## START Data shown

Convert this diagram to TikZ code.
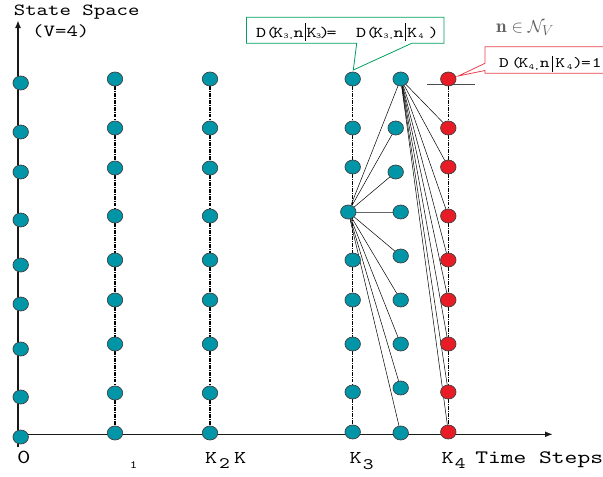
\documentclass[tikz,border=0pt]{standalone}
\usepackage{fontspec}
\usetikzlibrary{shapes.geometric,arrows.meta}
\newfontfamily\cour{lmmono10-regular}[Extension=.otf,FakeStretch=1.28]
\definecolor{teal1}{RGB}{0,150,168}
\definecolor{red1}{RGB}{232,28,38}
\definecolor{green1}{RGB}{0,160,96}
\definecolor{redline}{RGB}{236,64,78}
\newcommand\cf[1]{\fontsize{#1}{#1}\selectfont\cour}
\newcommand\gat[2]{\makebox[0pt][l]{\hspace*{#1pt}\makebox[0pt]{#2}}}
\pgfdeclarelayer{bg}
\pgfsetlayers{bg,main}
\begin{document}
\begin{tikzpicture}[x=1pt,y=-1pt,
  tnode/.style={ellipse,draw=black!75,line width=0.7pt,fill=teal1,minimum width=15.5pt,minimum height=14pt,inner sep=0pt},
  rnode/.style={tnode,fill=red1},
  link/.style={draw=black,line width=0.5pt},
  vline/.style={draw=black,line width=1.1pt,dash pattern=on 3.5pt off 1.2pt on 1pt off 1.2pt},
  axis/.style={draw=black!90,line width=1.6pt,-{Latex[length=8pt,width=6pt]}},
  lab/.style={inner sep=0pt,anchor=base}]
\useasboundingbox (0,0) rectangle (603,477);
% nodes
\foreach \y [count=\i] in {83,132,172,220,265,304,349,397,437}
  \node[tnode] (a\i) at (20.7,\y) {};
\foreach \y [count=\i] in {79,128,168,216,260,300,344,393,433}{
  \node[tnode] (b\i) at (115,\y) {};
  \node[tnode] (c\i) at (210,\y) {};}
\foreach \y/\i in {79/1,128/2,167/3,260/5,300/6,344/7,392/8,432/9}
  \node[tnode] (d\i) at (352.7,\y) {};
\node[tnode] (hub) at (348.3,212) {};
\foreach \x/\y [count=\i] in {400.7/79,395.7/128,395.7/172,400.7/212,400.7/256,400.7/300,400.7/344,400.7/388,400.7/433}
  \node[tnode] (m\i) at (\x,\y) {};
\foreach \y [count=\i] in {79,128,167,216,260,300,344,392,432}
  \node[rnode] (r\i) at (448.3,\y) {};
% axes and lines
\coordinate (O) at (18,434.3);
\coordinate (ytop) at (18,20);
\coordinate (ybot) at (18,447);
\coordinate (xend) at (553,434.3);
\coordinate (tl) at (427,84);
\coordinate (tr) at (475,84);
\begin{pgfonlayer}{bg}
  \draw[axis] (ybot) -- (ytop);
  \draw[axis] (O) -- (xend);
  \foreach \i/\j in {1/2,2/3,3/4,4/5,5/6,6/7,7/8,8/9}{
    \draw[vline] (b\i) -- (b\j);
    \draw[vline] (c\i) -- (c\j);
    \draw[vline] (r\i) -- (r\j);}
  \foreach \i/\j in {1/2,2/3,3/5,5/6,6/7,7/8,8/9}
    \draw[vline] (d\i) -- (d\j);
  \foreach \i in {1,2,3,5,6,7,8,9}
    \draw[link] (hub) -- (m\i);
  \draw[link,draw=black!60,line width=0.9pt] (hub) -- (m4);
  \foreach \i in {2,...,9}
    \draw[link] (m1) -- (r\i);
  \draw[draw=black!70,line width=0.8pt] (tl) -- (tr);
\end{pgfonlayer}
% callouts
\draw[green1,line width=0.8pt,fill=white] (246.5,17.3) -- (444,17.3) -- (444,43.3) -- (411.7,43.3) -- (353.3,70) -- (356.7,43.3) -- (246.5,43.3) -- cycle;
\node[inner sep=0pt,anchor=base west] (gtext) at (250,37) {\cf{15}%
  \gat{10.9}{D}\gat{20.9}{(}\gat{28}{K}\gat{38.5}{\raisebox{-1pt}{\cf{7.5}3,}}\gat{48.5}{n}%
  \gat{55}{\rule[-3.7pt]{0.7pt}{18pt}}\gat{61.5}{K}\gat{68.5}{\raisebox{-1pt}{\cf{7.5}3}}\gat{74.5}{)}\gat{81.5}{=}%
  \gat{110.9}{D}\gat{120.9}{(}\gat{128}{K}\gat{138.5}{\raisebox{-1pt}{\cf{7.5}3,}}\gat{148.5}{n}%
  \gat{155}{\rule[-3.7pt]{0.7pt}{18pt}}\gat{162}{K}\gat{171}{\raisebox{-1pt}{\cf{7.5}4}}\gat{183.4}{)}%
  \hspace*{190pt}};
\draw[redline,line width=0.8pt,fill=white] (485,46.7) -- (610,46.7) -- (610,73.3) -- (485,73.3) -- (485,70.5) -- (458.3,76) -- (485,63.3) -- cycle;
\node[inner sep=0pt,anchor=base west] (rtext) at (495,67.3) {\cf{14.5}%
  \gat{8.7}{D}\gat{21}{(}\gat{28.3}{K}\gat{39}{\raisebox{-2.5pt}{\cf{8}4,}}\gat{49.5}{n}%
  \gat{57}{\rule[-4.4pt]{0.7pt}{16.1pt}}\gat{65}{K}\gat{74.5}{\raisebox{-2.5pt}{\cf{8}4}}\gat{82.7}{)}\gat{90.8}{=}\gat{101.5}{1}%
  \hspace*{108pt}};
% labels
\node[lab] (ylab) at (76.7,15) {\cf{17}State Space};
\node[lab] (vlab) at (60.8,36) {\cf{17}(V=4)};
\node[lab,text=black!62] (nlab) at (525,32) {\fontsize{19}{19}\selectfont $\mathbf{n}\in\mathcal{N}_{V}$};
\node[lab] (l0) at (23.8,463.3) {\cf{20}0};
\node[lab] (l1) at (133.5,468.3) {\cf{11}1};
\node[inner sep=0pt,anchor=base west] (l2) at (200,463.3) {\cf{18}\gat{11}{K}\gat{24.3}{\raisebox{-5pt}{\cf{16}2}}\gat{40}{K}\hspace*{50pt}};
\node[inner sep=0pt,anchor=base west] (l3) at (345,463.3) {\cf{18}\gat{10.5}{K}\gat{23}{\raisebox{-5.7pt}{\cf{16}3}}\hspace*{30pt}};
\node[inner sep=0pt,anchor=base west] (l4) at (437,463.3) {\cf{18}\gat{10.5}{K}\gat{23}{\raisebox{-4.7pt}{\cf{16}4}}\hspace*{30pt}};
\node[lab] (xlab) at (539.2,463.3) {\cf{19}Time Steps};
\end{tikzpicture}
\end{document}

## END Data shown

To do
Skip the pictures, then retype every line above exactly.

Response to this task
Convert this diagram to TikZ code.
\documentclass[tikz,border=0pt]{standalone}
\usepackage{fontspec}
\usetikzlibrary{shapes.geometric,arrows.meta}
\newfontfamily\cour{lmmono10-regular}[Extension=.otf,FakeStretch=1.28]
\definecolor{teal1}{RGB}{0,150,168}
\definecolor{red1}{RGB}{232,28,38}
\definecolor{green1}{RGB}{0,160,96}
\definecolor{redline}{RGB}{236,64,78}
\newcommand\cf[1]{\fontsize{#1}{#1}\selectfont\cour}
\newcommand\gat[2]{\makebox[0pt][l]{\hspace*{#1pt}\makebox[0pt]{#2}}}
\pgfdeclarelayer{bg}
\pgfsetlayers{bg,main}
\begin{document}
\begin{tikzpicture}[x=1pt,y=-1pt,
  tnode/.style={ellipse,draw=black!75,line width=0.7pt,fill=teal1,minimum width=15.5pt,minimum height=14pt,inner sep=0pt},
  rnode/.style={tnode,fill=red1},
  link/.style={draw=black,line width=0.5pt},
  vline/.style={draw=black,line width=1.1pt,dash pattern=on 3.5pt off 1.2pt on 1pt off 1.2pt},
  axis/.style={draw=black!90,line width=1.6pt,-{Latex[length=8pt,width=6pt]}},
  lab/.style={inner sep=0pt,anchor=base}]
\useasboundingbox (0,0) rectangle (603,477);
% nodes
\foreach \y [count=\i] in {83,132,172,220,265,304,349,397,437}
  \node[tnode] (a\i) at (20.7,\y) {};
\foreach \y [count=\i] in {79,128,168,216,260,300,344,393,433}{
  \node[tnode] (b\i) at (115,\y) {};
  \node[tnode] (c\i) at (210,\y) {};}
\foreach \y/\i in {79/1,128/2,167/3,260/5,300/6,344/7,392/8,432/9}
  \node[tnode] (d\i) at (352.7,\y) {};
\node[tnode] (hub) at (348.3,212) {};
\foreach \x/\y [count=\i] in {400.7/79,395.7/128,395.7/172,400.7/212,400.7/256,400.7/300,400.7/344,400.7/388,400.7/433}
  \node[tnode] (m\i) at (\x,\y) {};
\foreach \y [count=\i] in {79,128,167,216,260,300,344,392,432}
  \node[rnode] (r\i) at (448.3,\y) {};
% axes and lines
\coordinate (O) at (18,434.3);
\coordinate (ytop) at (18,20);
\coordinate (ybot) at (18,447);
\coordinate (xend) at (553,434.3);
\coordinate (tl) at (427,84);
\coordinate (tr) at (475,84);
\begin{pgfonlayer}{bg}
  \draw[axis] (ybot) -- (ytop);
  \draw[axis] (O) -- (xend);
  \foreach \i/\j in {1/2,2/3,3/4,4/5,5/6,6/7,7/8,8/9}{
    \draw[vline] (b\i) -- (b\j);
    \draw[vline] (c\i) -- (c\j);
    \draw[vline] (r\i) -- (r\j);}
  \foreach \i/\j in {1/2,2/3,3/5,5/6,6/7,7/8,8/9}
    \draw[vline] (d\i) -- (d\j);
  \foreach \i in {1,2,3,5,6,7,8,9}
    \draw[link] (hub) -- (m\i);
  \draw[link,draw=black!60,line width=0.9pt] (hub) -- (m4);
  \foreach \i in {2,...,9}
    \draw[link] (m1) -- (r\i);
  \draw[draw=black!70,line width=0.8pt] (tl) -- (tr);
\end{pgfonlayer}
% callouts
\draw[green1,line width=0.8pt,fill=white] (246.5,17.3) -- (444,17.3) -- (444,43.3) -- (411.7,43.3) -- (353.3,70) -- (356.7,43.3) -- (246.5,43.3) -- cycle;
\node[inner sep=0pt,anchor=base west] (gtext) at (250,37) {\cf{15}%
  \gat{10.9}{D}\gat{20.9}{(}\gat{28}{K}\gat{38.5}{\raisebox{-1pt}{\cf{7.5}3,}}\gat{48.5}{n}%
  \gat{55}{\rule[-3.7pt]{0.7pt}{18pt}}\gat{61.5}{K}\gat{68.5}{\raisebox{-1pt}{\cf{7.5}3}}\gat{74.5}{)}\gat{81.5}{=}%
  \gat{110.9}{D}\gat{120.9}{(}\gat{128}{K}\gat{138.5}{\raisebox{-1pt}{\cf{7.5}3,}}\gat{148.5}{n}%
  \gat{155}{\rule[-3.7pt]{0.7pt}{18pt}}\gat{162}{K}\gat{171}{\raisebox{-1pt}{\cf{7.5}4}}\gat{183.4}{)}%
  \hspace*{190pt}};
\draw[redline,line width=0.8pt,fill=white] (485,46.7) -- (610,46.7) -- (610,73.3) -- (485,73.3) -- (485,70.5) -- (458.3,76) -- (485,63.3) -- cycle;
\node[inner sep=0pt,anchor=base west] (rtext) at (495,67.3) {\cf{14.5}%
  \gat{8.7}{D}\gat{21}{(}\gat{28.3}{K}\gat{39}{\raisebox{-2.5pt}{\cf{8}4,}}\gat{49.5}{n}%
  \gat{57}{\rule[-4.4pt]{0.7pt}{16.1pt}}\gat{65}{K}\gat{74.5}{\raisebox{-2.5pt}{\cf{8}4}}\gat{82.7}{)}\gat{90.8}{=}\gat{101.5}{1}%
  \hspace*{108pt}};
% labels
\node[lab] (ylab) at (76.7,15) {\cf{17}State Space};
\node[lab] (vlab) at (60.8,36) {\cf{17}(V=4)};
\node[lab,text=black!62] (nlab) at (525,32) {\fontsize{19}{19}\selectfont $\mathbf{n}\in\mathcal{N}_{V}$};
\node[lab] (l0) at (23.8,463.3) {\cf{20}0};
\node[lab] (l1) at (133.5,468.3) {\cf{11}1};
\node[inner sep=0pt,anchor=base west] (l2) at (200,463.3) {\cf{18}\gat{11}{K}\gat{24.3}{\raisebox{-5pt}{\cf{16}2}}\gat{40}{K}\hspace*{50pt}};
\node[inner sep=0pt,anchor=base west] (l3) at (345,463.3) {\cf{18}\gat{10.5}{K}\gat{23}{\raisebox{-5.7pt}{\cf{16}3}}\hspace*{30pt}};
\node[inner sep=0pt,anchor=base west] (l4) at (437,463.3) {\cf{18}\gat{10.5}{K}\gat{23}{\raisebox{-4.7pt}{\cf{16}4}}\hspace*{30pt}};
\node[lab] (xlab) at (539.2,463.3) {\cf{19}Time Steps};
\end{tikzpicture}
\end{document}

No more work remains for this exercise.